Accepting the need to be emotionally comfortable with the investment is crucial. Because only with confidence in the Company can the Amateur Investor himself endure the vicious downturns in the market which are a central reality of investing. Indeed, particularly for Eternal Companies, it is these otherwise anxiety provoking market fluctuations which make possible the purchase at a relatively low price. This is one crucial key to above average returns in the long run.

By focusing exclusively on these rare companies, the Amateur is able to much more efficiently and contentedly concentrate and deepen his knowledge of his beloved eternal companies. A deep knowledge reinforces confidence, contributes to peace of mind.

Confidence and peace of mind in the Eternal Company investment enables the Amateur to hold the investment for a long time. Eternal Companies earn better than average earnings over a prolonged period of time. In order to realize the benefit of this economic power, compounding returns must be allowed to operate for as long as this economic power continues. Thus, psychological comfort with the investment unlocks the final step to realizing the potential of Eternal Company investing.

Truly,

Amateur Investor.

Header picture: view of Manhattan from Hudson River across George Washington Bridge and Upper New York Bay.

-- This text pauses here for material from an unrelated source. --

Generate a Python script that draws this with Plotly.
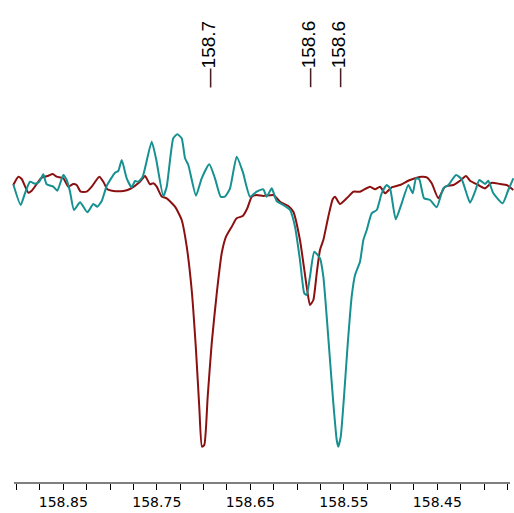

Manhattan was originally home to the Lenape Native Americans. In 1524 the Florentine Giovanni da Verrazano became the first European to sail as far as Upper New York Bay, and named it after his patron – the King of France’s – Sister. But it was almost a hundred years later that Manhattan’s destiny began to take shape, when corporate raiders of The Dutch West India Company arrived far afar to map the area, with more tangible goals in mind. In 1624 the New Netherlands was established, based on fur trading, and the island of Manhattan was purchased from the natives for approximately $1000 in 2014 USD. The Manhattan enterprise was founded by the Dutch West India Company in order to serve shareholder interests (“tend to the benefit of subscribers”). This focused people’s efforts in productive directions. For instance, when the colony political leader Peter Stuyvesant tried to ban Jewish financiers in the 1650’s, he was corrected by the corporate leadership. Shareholders, including some important Jewish shareholders, demanded the earnings that increased economic activity would bring. The right thing was what would secure long term growth in earning power. Growing the financial industry in Manhattan would grow its competitive advantage.

Manhattan’s competitive advantage was its geographic location with excellent harbor, which attracted the most dynamic elements of the growing Colonies, United States, and a continuous stream of immigrants. This quality strengthened as trade volume and diversity vastly increased with the development of Canal transport to the growing Midwest, later rail and increased shipping. From the beginning, its status as a trade center translated into bleeding edge financial innovation. While becoming a financial center, a large diversity of occupations were attracted to the island.

In 1975 accelerated overspending led NYC to the literally violently teetering brink of bankruptcy. But it was saved, by temporarily chastened unions, bond holding banking interests, and pressure by a nervous US government and foreign financial and government interests, who feared a wider banking crisis. Simply put, New York had to be saved in order to preserve its financial advantages: it was indispensable.

With a renewed devotion to the pursuit of the free market, New York City boomed in the 1980s, 1990s, and 2000s, as Wall Street ascended to new heights of paramountcy, financial wizardry and notoriety, with the customary subsequent tumbles from sun drenched elevations, and temporary regrets.

Today, Manhattan continues as a financial center, as well as a center in many other areas. The reason it endures goes beyond tangible volumes of transactions. The quality that emerges from the interaction humans in a wide range of socioeconomic, cultural, ethnic, national, aesthetic, and many other types of diversity, is propinquity. Propinquity, closeness to each other of distinct entities, or people. If you want to access the potential and the fruits of the entire planet’s resilient, resourceful, dynamic individuals, you can come to New York.